Directive
Output the first line of the listing and each line after it, up to and including the line that contains "const bracketEnd = 4.82;", exactly as written, minus the pictures.

* * * * *

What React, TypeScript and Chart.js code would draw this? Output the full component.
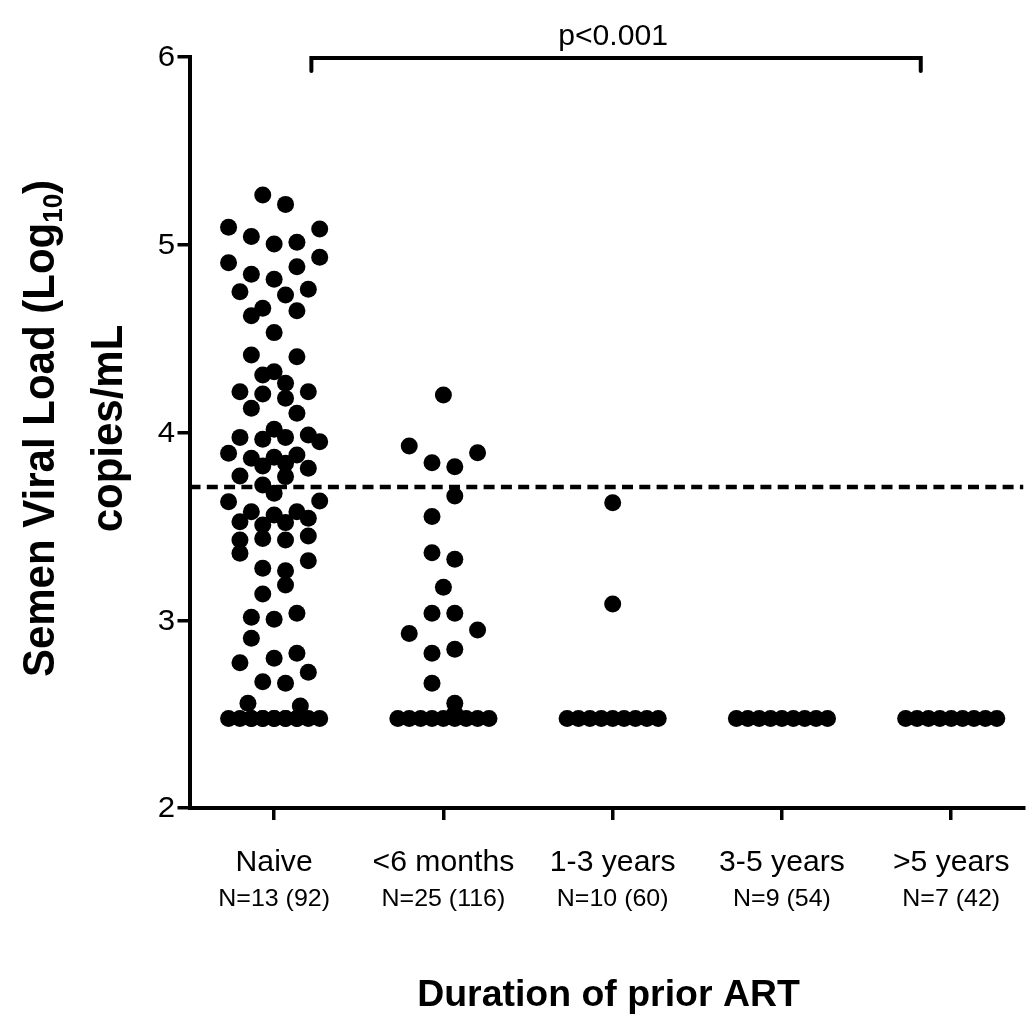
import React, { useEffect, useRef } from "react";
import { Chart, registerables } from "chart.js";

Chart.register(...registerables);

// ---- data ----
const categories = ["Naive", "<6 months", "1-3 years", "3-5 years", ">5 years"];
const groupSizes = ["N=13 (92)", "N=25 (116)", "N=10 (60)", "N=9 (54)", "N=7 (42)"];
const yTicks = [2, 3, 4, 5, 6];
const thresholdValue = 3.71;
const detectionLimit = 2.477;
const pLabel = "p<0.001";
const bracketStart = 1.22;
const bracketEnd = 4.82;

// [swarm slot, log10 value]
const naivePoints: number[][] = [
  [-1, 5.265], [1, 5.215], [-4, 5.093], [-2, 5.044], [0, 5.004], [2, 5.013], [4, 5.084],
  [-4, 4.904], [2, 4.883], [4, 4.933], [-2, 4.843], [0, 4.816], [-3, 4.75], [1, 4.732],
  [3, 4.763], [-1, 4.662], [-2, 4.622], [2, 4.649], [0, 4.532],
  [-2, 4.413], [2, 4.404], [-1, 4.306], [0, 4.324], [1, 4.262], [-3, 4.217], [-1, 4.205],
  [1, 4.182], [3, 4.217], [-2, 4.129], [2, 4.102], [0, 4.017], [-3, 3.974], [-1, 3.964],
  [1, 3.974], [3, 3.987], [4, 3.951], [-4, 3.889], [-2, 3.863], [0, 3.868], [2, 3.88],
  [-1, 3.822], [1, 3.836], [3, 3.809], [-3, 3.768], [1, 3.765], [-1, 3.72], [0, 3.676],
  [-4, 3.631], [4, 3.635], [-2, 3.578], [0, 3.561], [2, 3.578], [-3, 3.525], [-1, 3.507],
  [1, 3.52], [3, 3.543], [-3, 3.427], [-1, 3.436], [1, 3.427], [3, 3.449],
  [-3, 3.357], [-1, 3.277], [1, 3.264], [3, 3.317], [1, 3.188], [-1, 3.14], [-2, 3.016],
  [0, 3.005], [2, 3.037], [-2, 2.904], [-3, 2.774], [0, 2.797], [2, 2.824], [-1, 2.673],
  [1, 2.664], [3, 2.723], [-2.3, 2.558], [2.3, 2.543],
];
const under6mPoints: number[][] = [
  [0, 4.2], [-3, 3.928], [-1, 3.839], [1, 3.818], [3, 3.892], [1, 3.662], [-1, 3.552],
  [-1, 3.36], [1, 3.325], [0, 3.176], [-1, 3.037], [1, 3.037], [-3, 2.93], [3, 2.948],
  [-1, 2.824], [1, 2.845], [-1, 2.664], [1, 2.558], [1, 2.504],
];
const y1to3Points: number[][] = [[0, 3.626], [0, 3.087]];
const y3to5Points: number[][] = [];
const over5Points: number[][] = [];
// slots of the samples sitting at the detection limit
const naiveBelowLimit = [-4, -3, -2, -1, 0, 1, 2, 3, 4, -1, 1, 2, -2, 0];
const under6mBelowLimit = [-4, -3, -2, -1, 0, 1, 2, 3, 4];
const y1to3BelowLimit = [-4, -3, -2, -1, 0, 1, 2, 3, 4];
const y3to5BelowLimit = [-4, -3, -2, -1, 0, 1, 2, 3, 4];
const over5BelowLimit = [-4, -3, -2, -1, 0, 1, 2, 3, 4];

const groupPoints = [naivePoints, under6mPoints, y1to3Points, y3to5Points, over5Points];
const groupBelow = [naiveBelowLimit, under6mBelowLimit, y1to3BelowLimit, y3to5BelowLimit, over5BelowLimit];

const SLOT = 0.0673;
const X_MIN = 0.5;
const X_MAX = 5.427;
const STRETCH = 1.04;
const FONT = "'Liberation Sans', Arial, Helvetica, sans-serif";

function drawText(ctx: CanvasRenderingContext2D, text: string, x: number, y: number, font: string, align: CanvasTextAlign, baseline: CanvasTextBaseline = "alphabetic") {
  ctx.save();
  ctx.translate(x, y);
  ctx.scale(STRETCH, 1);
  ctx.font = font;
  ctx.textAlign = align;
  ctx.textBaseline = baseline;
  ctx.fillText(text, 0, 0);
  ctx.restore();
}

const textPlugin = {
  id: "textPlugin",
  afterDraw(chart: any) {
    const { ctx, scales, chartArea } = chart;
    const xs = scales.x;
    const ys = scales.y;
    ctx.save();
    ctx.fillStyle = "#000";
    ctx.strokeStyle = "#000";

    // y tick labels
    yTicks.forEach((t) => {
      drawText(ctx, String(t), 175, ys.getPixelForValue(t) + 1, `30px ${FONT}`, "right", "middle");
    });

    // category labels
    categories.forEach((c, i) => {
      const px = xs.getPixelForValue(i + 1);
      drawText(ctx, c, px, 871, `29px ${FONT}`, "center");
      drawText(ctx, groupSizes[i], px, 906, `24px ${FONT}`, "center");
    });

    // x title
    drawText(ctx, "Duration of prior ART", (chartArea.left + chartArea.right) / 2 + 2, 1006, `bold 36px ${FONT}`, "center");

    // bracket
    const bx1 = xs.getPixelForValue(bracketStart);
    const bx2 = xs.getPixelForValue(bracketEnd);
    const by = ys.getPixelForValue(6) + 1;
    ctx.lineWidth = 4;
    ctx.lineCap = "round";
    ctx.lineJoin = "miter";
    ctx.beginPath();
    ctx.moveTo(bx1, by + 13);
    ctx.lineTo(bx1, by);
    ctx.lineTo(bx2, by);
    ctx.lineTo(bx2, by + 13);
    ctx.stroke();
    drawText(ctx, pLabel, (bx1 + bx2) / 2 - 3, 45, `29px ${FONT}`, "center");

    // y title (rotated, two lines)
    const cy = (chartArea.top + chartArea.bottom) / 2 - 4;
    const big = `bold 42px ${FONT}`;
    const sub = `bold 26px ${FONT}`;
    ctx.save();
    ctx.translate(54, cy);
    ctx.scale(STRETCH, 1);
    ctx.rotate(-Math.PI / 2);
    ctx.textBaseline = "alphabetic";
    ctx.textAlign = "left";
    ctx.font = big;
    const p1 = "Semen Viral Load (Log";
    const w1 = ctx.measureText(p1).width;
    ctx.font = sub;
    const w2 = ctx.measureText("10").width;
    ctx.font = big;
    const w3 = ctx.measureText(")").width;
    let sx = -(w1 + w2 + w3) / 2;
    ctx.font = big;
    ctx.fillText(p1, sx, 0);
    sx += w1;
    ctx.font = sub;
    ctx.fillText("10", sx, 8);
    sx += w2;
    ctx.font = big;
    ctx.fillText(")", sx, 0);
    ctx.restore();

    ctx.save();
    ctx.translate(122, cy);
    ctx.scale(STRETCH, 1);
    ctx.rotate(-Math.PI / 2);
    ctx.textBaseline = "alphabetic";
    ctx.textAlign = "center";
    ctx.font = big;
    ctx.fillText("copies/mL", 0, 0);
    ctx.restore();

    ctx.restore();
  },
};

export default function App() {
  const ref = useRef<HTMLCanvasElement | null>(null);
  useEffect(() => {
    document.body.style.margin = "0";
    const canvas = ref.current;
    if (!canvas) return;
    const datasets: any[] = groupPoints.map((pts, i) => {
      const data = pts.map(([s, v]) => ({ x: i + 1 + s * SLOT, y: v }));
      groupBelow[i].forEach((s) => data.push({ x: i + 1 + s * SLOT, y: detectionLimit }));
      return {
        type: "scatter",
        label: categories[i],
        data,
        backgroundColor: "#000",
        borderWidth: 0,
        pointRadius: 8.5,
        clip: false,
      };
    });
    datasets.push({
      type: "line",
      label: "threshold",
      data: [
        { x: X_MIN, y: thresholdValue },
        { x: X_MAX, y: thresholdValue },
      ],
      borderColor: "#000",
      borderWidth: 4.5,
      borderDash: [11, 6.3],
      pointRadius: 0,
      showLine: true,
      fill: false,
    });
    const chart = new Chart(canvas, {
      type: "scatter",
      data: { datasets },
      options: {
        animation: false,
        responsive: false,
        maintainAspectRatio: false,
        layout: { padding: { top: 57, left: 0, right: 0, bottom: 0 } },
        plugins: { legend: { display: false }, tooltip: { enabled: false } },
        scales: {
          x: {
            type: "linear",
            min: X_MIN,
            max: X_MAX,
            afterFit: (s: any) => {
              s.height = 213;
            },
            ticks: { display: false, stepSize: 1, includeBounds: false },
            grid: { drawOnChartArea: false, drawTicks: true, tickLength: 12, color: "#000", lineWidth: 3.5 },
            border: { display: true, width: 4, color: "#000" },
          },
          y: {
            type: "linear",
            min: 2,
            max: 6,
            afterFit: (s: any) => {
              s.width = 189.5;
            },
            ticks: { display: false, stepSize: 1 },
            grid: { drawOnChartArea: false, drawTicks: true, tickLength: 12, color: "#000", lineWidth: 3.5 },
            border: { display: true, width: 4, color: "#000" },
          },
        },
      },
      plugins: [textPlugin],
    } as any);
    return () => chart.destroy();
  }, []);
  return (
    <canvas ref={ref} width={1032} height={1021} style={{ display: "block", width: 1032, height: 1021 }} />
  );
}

* * * * *

Result
What React, TypeScript and Chart.js code would draw this? Output the full component.
import React, { useEffect, useRef } from "react";
import { Chart, registerables } from "chart.js";

Chart.register(...registerables);

// ---- data ----
const categories = ["Naive", "<6 months", "1-3 years", "3-5 years", ">5 years"];
const groupSizes = ["N=13 (92)", "N=25 (116)", "N=10 (60)", "N=9 (54)", "N=7 (42)"];
const yTicks = [2, 3, 4, 5, 6];
const thresholdValue = 3.71;
const detectionLimit = 2.477;
const pLabel = "p<0.001";
const bracketStart = 1.22;
const bracketEnd = 4.82;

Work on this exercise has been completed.